Request By:
Mr. Charlie Martin
Sheriff Boyle County
Courthouse
Danville, Kentucky
Opinion
Opinion By: Robert F. Stephens, Attorney General; By: Charles W. Runyan, Assistant Deputy Attorney General
Your legal question relates to a full time deputy sheriff of Boyle County holding a part time job.
One of your full time deputies has a part time job driving a school bus for the Danville Independent School system in the mornings and afternoons.
You ask if there is any statute prohibiting such dual employment?
As deputy sheriff, he is a county officer. As a bus driver, he is an employee of the school board, and at most a state employee.
Under these circumstances we find no constitutional or statutory incompatibility under the provisions of § 165, Kentucky Constitution, and KRS 61.080.
Of course there is a question of whether there exists a practical or common law incompatibility, since it might be physically impossible to perform all of the duties of both positions with care and ability.
In Hermann v. Lampe, 175 Ky. 109, 194 S.W. 122 (1917) 126, the principle of common law incompatibility was stated:
"'Offices are said to be incompatible and inconsistent so as to be executed by the same person: First.
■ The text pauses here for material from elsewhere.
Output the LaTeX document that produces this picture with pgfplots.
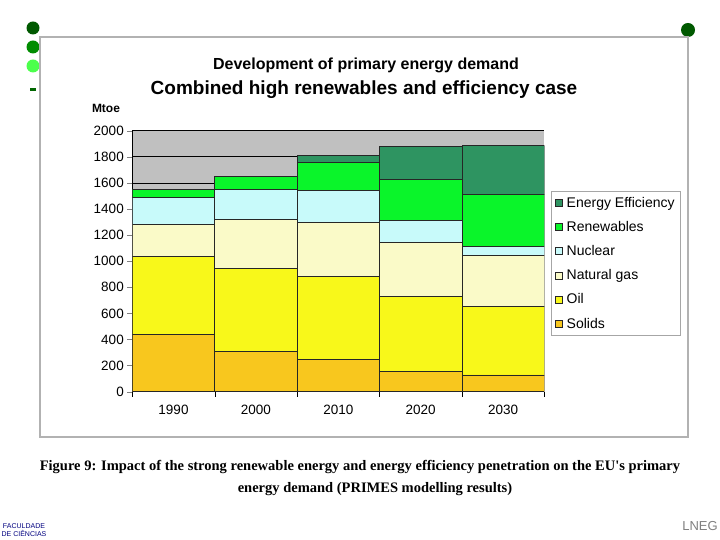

When, from the multiplicity of business in them, they cannot be executed with care and ability; or, second, when, their being subordinate and interfering with each other, it induces a presumption that they cannot be executed with impartiality and honesty.'"
However, the factual element of this situation is such that only a court of law would be able to adequately and fully determine whether or not a common law incompatibility exists.